Hovercraft

A coffee tin, a vacuum-cleaner motor, and a kitchen scale helped create a new kind of vehicle. In the early 1950s, Christopher Cockerell was not trying to build a better boat in the ordinary sense. He was trying to understand whether a craft could ride on a cushion of air dense enough to lift weight without paying the full power penalty that earlier air-cushion ideas had suffered. His tabletop tin-can experiments showed that a fast-moving ring of air could trap a higher-pressure cushion inside it. That insight became the hovercraft.

The adjacent possible had been gathering for years. Lightweight engines from aviation and fast boats could now drive powerful fans. Postwar materials and fabrication made large ducts, hulls, and later flexible skirts practical. Radar-era military thinking had sharpened interest in vehicles that could cross marsh, mudflat, beach, and shallow water without switching platforms. The hovercraft therefore did not emerge from marine tradition alone. It emerged where aeronautics, naval design, and Cold War logistics overlapped.

Resource allocation explains the craft's appeal and its limits. A hovercraft gives up some efficiency, quiet, and rough-water composure in exchange for one extraordinary trait: amphibious continuity. It can skim over surfaces that stop wheeled vehicles and frustrate boats. That trade looked attractive anywhere infrastructure was patchy or coastlines were awkward. It looked much less attractive on routes where ordinary ferries, roads, or aircraft already worked well enough.

Path dependence nearly killed the idea before it scaled. Earlier air-cushion schemes leaked too much air to be economical. Cockerell's peripheral-jet concept, patented in the mid-1950s, changed that by confining the cushion more efficiently, and the later flexible skirt made the vehicle far more forgiving over uneven surfaces and waves. The first practical craft, Saunders-Roe's SR.N1, proved the point in 1959 when it crossed the English Channel on the fiftieth anniversary of Bleriot's flight. Once that demonstration existed, designers stopped arguing about whether an air-cushion vehicle was possible and started arguing about what niche it should occupy.

Niche construction mattered as much as engineering. Britain's National Research Development Corporation and Saunders-Roe built a habitat in which the machine could survive long enough to find real work. Passenger routes across the Solent and Channel, military beach-landing experiments, and rescue operations all trained operators and manufacturers how to live with the vehicle's noise, spray, and maintenance demands. The hovercraft was never going to replace every ferry or aircraft. It needed institutions willing to value terrain independence more than elegance.

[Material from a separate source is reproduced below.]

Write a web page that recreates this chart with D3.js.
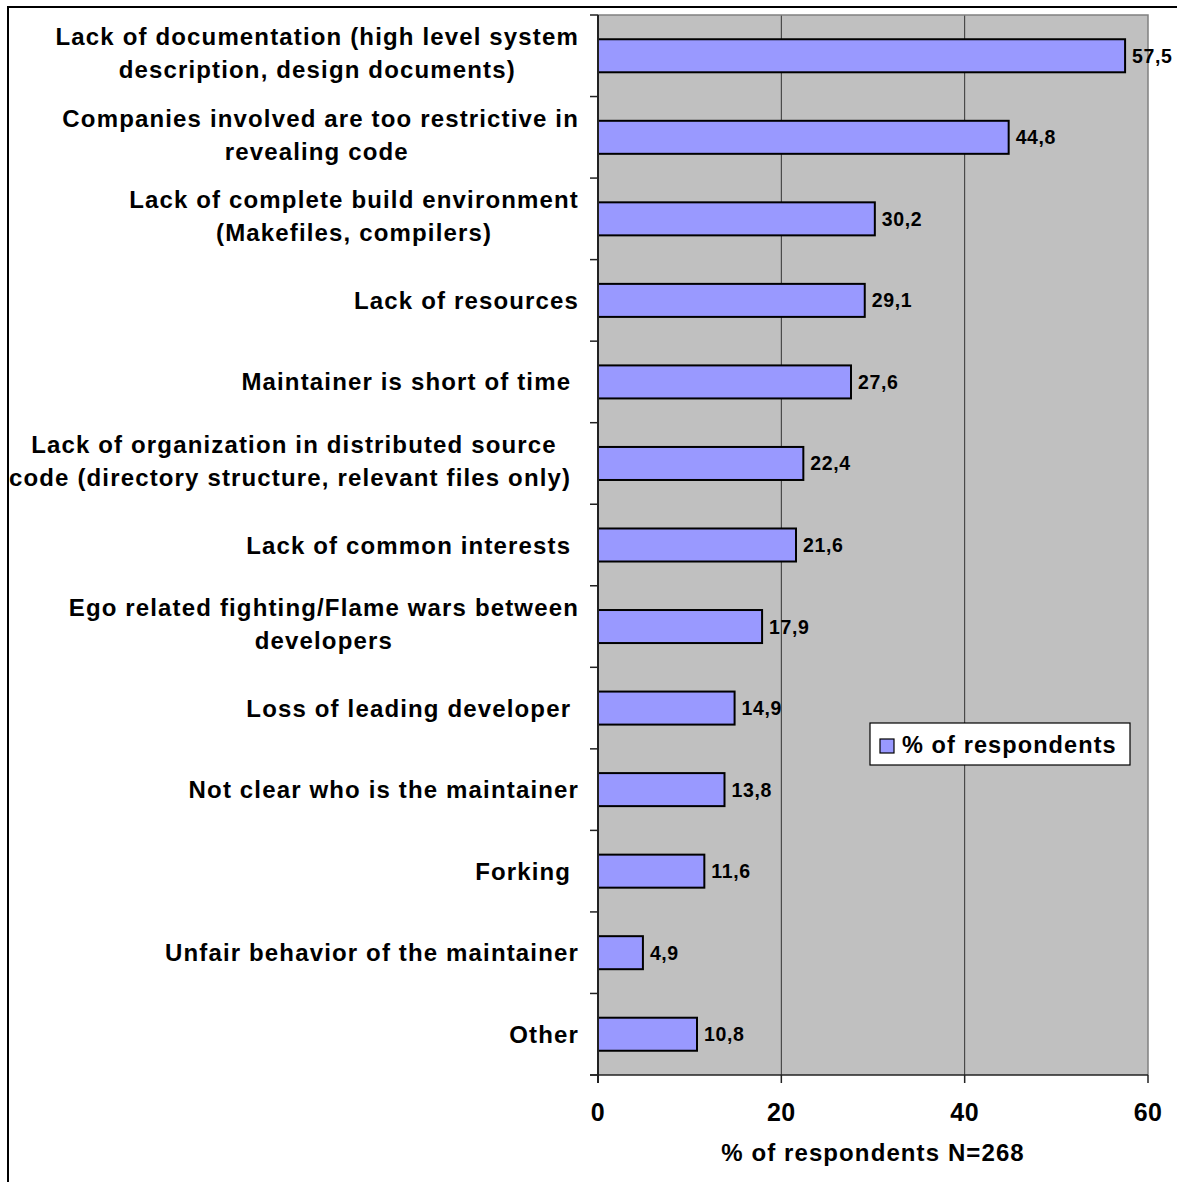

Adaptive radiation followed. One branch produced passenger ferries. Another produced military landing craft that could rush ashore without caring much about tides or prepared harbors. Another moved into rescue and patrol work over ice, mud, and floodwater. The body plan stayed recognizable while the balance of payload, speed, and skirt design shifted from one branch to the next.

That branching never turned into total domination, and that is part of the lesson. Hovercraft remained important but niche because the world already had strong incumbents: ships for heavy loads, aircraft for long distance, roads for cheap routine travel. Yet the invention still changed transport by revealing that contact with the surface was optional. Once a useful air cushion existed, coastlines, estuaries, and disaster zones looked different to engineers. The hovercraft did not abolish friction everywhere. It claimed the awkward margins where other vehicles had to slow down or stop.